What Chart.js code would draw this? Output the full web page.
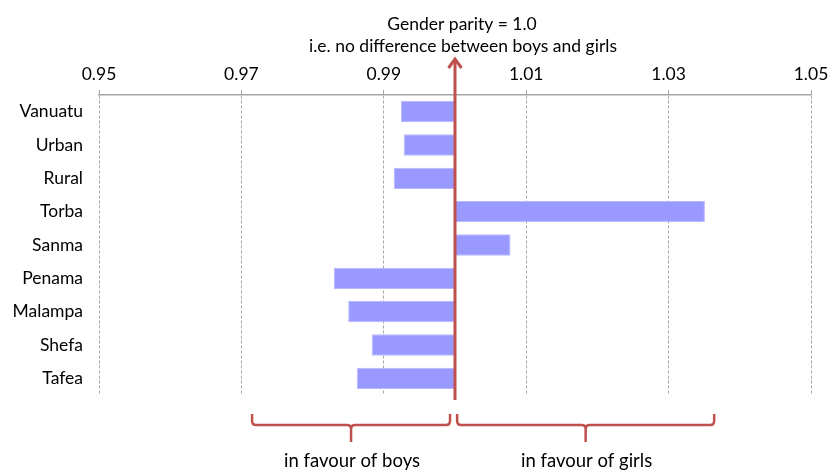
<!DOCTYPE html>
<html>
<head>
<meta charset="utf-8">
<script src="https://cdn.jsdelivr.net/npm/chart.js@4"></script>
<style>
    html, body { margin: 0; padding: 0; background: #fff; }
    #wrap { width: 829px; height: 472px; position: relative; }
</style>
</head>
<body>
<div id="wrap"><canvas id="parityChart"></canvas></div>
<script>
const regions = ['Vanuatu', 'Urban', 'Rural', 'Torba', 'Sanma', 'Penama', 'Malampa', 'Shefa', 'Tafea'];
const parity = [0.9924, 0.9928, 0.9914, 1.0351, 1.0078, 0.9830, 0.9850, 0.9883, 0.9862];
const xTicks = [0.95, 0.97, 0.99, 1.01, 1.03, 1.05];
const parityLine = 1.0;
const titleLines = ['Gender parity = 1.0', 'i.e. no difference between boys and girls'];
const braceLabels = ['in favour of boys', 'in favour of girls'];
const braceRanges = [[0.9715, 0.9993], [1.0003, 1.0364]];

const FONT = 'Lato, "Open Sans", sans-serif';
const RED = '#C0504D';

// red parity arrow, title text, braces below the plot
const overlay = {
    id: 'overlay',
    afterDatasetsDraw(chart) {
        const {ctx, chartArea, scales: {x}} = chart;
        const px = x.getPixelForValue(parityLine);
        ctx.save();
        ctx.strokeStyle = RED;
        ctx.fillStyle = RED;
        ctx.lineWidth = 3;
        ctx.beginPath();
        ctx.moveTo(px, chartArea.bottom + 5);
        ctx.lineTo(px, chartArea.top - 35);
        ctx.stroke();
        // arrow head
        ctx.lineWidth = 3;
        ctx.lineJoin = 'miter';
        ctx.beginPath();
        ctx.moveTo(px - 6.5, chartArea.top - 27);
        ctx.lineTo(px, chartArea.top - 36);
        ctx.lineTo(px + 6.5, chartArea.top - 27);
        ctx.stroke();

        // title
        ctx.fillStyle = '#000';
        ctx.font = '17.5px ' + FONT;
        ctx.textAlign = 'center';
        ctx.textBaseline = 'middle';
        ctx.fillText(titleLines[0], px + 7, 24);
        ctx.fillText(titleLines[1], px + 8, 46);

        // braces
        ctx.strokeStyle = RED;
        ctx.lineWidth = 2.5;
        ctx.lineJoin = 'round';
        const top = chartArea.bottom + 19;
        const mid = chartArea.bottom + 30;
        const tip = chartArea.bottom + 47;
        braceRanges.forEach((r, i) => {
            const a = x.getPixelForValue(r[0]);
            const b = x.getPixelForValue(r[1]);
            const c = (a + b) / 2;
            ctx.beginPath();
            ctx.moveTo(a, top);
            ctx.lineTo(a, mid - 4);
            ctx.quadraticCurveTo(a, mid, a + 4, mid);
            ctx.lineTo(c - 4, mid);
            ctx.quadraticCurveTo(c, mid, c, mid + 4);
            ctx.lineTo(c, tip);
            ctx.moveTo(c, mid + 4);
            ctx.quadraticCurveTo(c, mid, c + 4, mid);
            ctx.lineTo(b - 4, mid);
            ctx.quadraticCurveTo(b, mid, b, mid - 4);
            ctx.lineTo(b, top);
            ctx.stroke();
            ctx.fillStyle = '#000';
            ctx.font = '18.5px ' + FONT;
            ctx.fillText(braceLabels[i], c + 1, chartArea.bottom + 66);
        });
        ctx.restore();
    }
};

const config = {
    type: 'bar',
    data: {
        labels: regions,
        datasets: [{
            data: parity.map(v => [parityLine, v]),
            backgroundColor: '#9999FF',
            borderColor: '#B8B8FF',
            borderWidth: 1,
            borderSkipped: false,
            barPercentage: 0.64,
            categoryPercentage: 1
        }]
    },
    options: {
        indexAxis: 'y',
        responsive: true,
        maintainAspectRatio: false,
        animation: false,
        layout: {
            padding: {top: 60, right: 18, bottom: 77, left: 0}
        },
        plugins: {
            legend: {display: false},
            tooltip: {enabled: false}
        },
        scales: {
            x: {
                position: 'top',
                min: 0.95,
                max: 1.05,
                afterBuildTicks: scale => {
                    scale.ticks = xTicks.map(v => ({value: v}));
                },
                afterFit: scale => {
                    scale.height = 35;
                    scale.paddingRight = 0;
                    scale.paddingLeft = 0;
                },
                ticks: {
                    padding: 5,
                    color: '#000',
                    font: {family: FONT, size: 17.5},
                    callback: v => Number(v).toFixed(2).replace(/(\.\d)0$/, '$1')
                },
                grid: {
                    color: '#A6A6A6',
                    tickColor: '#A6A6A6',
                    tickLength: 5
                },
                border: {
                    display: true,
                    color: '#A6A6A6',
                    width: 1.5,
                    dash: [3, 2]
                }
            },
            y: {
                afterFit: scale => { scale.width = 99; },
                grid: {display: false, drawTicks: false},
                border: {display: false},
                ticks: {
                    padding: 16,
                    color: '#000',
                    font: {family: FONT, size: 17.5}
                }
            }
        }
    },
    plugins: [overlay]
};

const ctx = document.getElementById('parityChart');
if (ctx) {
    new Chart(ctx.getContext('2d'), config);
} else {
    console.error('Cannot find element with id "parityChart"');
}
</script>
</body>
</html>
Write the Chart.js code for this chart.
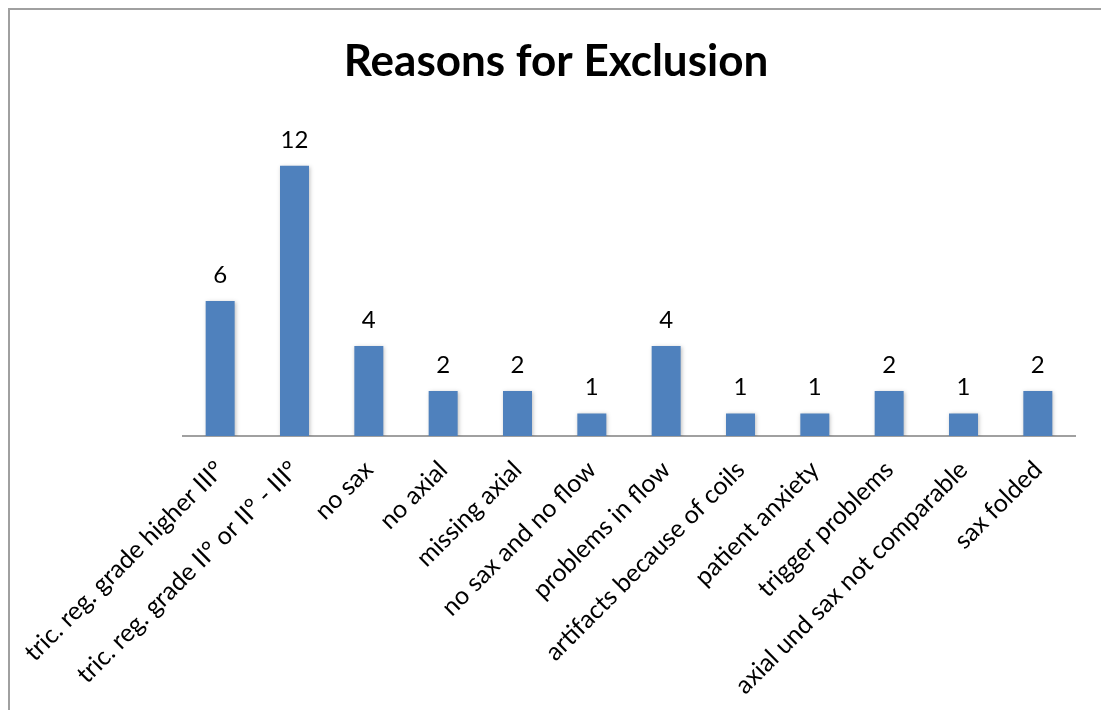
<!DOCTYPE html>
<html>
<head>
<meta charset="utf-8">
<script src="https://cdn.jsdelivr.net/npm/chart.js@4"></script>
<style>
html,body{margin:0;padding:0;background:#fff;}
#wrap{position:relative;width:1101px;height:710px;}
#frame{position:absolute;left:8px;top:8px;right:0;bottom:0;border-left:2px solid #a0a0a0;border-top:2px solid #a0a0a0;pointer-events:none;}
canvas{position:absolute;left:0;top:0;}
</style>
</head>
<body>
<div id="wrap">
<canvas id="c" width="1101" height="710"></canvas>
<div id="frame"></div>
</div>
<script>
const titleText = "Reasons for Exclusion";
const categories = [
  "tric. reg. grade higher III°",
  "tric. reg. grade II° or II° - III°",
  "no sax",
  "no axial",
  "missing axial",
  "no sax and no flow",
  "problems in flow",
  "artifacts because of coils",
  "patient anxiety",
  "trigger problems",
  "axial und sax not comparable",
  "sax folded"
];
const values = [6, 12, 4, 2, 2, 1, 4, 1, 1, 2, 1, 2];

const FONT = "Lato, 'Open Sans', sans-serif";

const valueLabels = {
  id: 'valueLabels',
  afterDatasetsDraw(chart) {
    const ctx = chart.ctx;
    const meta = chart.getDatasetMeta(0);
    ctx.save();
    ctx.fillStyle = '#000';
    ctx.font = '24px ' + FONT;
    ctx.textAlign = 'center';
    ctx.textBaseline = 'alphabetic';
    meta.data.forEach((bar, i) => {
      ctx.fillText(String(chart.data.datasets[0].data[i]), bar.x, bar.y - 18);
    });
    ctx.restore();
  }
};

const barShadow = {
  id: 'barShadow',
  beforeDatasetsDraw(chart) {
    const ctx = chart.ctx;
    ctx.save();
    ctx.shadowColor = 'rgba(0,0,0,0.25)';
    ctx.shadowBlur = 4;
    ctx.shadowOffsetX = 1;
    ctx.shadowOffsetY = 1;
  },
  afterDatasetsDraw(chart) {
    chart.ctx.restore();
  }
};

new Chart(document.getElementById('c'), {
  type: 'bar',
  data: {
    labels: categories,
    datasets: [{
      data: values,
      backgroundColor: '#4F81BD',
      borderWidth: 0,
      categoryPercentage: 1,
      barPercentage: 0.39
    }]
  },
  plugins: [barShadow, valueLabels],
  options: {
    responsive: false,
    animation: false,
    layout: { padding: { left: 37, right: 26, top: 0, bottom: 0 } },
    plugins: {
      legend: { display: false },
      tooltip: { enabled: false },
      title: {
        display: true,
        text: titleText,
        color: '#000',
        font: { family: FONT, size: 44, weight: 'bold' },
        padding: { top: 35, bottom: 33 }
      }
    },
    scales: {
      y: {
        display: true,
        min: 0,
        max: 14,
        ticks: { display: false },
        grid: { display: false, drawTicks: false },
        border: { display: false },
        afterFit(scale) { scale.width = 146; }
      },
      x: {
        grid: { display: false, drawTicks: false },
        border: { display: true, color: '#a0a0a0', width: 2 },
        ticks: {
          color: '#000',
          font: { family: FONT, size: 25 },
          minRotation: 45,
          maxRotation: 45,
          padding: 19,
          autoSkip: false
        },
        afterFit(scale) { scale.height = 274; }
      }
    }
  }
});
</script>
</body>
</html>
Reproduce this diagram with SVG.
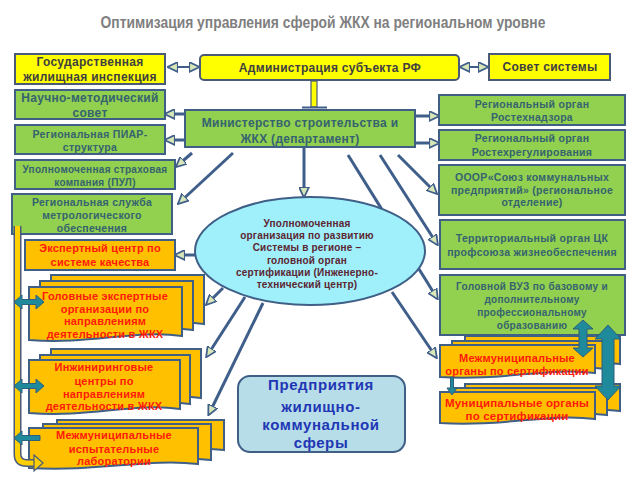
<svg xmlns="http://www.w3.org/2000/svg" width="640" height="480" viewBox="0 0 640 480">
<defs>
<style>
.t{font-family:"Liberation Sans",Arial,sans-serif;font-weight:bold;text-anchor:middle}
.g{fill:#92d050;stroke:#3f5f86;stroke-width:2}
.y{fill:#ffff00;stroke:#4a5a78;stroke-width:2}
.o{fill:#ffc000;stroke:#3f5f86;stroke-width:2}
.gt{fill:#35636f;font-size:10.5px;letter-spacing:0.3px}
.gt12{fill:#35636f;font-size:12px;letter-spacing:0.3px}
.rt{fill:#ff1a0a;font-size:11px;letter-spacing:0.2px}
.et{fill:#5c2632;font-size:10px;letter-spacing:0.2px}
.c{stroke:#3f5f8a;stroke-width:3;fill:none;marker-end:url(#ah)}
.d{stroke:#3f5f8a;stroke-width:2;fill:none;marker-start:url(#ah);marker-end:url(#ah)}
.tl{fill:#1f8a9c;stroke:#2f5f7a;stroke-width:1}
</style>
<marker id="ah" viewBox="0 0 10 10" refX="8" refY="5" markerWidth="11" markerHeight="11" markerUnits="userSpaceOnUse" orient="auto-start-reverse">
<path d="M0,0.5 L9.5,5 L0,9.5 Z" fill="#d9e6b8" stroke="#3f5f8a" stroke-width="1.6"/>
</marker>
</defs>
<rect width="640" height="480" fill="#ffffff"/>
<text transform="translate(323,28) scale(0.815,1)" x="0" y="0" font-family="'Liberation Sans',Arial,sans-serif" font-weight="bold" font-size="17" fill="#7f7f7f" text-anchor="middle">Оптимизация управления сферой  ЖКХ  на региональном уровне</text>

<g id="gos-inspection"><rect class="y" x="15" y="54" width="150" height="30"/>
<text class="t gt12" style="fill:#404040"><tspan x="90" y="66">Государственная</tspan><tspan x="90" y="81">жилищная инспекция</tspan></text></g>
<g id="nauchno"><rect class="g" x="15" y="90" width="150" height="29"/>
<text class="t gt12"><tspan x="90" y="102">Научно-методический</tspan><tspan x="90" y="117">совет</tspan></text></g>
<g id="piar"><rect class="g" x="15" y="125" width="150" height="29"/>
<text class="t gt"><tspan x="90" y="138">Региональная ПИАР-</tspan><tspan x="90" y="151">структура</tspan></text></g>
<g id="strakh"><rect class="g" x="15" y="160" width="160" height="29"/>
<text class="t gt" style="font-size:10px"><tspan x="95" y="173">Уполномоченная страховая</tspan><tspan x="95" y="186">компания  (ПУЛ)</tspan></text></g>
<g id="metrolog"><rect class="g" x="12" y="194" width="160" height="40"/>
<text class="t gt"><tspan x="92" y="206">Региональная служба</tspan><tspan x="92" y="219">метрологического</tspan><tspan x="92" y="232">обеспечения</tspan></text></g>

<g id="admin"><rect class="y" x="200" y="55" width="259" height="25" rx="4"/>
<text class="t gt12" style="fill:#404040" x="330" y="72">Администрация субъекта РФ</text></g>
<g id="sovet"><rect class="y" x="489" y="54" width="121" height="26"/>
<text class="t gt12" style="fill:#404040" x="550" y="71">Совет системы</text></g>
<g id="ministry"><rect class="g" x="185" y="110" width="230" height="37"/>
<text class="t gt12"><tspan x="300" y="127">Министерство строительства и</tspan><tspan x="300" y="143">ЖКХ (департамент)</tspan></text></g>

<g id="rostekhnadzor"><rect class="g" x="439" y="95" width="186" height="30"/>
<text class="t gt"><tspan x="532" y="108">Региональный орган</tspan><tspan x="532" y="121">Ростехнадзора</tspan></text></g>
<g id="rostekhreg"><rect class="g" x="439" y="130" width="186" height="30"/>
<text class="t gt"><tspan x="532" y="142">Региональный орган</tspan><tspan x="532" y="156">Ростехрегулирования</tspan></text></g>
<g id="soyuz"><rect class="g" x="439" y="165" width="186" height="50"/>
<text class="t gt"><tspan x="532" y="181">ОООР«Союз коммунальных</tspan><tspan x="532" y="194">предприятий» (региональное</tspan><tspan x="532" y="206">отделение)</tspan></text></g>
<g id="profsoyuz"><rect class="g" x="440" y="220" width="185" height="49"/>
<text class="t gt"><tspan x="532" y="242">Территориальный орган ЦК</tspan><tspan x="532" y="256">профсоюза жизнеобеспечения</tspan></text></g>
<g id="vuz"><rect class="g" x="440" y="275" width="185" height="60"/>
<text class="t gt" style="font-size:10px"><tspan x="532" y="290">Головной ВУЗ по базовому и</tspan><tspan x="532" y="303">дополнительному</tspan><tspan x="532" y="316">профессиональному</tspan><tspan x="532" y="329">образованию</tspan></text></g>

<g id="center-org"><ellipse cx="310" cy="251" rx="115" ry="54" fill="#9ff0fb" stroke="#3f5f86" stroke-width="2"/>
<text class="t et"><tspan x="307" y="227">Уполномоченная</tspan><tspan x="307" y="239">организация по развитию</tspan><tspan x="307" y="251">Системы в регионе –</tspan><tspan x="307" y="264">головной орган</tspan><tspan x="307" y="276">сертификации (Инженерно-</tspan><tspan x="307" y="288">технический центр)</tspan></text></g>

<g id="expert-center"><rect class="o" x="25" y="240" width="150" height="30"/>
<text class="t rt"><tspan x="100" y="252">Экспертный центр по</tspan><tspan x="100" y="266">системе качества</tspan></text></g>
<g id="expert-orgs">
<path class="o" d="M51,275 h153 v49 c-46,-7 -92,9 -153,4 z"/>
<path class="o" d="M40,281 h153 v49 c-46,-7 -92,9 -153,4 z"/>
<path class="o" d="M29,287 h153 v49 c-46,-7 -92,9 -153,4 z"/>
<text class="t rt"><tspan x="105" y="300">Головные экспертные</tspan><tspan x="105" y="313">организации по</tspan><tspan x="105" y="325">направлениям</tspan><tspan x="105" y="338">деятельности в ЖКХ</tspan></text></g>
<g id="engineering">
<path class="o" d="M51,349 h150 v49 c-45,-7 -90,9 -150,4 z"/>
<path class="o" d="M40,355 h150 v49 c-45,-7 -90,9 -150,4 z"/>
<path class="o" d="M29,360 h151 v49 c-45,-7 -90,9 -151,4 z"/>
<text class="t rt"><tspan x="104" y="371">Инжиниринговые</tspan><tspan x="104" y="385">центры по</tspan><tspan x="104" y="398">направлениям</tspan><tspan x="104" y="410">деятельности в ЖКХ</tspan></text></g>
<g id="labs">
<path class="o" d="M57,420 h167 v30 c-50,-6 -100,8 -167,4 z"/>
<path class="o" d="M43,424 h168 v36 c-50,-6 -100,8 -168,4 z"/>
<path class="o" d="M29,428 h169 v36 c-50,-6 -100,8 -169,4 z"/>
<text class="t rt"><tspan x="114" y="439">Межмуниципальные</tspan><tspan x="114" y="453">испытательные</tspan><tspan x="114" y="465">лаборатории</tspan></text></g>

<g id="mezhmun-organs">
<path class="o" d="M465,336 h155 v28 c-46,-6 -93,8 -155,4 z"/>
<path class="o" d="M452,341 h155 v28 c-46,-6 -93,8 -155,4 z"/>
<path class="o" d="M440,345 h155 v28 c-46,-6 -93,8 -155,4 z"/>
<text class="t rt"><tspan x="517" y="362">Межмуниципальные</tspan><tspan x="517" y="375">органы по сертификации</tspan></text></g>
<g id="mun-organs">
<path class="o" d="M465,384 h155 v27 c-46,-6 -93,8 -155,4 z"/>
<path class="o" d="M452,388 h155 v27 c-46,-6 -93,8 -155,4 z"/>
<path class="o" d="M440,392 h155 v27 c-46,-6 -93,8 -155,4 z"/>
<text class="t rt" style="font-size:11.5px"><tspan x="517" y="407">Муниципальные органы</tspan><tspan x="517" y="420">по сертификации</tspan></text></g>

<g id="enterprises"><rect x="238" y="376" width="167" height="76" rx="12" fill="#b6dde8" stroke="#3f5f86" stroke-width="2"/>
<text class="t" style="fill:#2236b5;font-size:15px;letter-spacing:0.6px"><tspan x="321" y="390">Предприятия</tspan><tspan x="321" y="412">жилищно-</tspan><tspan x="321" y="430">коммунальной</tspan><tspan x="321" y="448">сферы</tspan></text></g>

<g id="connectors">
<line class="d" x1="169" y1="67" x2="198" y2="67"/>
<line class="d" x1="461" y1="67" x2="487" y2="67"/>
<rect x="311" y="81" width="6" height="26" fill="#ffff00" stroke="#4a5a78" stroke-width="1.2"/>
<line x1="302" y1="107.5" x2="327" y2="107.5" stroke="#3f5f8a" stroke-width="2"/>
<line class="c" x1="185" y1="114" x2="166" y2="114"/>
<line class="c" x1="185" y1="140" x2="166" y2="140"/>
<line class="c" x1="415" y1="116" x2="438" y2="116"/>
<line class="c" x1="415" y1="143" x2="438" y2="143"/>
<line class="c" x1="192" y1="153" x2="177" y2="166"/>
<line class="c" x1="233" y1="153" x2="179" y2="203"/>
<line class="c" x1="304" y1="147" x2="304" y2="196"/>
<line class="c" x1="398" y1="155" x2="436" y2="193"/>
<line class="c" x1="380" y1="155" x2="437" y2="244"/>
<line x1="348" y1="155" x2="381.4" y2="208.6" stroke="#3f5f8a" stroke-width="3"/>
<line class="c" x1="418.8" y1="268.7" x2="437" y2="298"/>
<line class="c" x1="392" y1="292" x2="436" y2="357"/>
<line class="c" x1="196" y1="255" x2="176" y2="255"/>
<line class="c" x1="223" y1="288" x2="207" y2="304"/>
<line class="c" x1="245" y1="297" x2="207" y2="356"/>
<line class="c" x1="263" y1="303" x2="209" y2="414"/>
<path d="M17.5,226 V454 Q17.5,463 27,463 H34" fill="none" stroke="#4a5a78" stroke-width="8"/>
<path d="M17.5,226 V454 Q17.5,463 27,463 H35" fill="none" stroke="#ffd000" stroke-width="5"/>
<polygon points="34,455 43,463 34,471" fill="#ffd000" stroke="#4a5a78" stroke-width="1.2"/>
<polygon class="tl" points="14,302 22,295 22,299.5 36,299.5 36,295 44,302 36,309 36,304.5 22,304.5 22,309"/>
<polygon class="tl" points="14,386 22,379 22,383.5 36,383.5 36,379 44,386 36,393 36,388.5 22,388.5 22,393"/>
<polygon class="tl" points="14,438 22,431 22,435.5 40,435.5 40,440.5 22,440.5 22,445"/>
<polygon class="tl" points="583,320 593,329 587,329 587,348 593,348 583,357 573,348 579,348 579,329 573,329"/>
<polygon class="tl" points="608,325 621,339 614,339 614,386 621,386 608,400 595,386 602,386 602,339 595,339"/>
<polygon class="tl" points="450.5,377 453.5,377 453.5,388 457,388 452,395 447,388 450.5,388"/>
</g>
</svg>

● ● ● ● ●

Your goal: For each line of the listing that holds the word "with", show that line.

Answer in full:
    console.error('Cannot find element with id "parityChart"');
Reproduce this diagram with SVG.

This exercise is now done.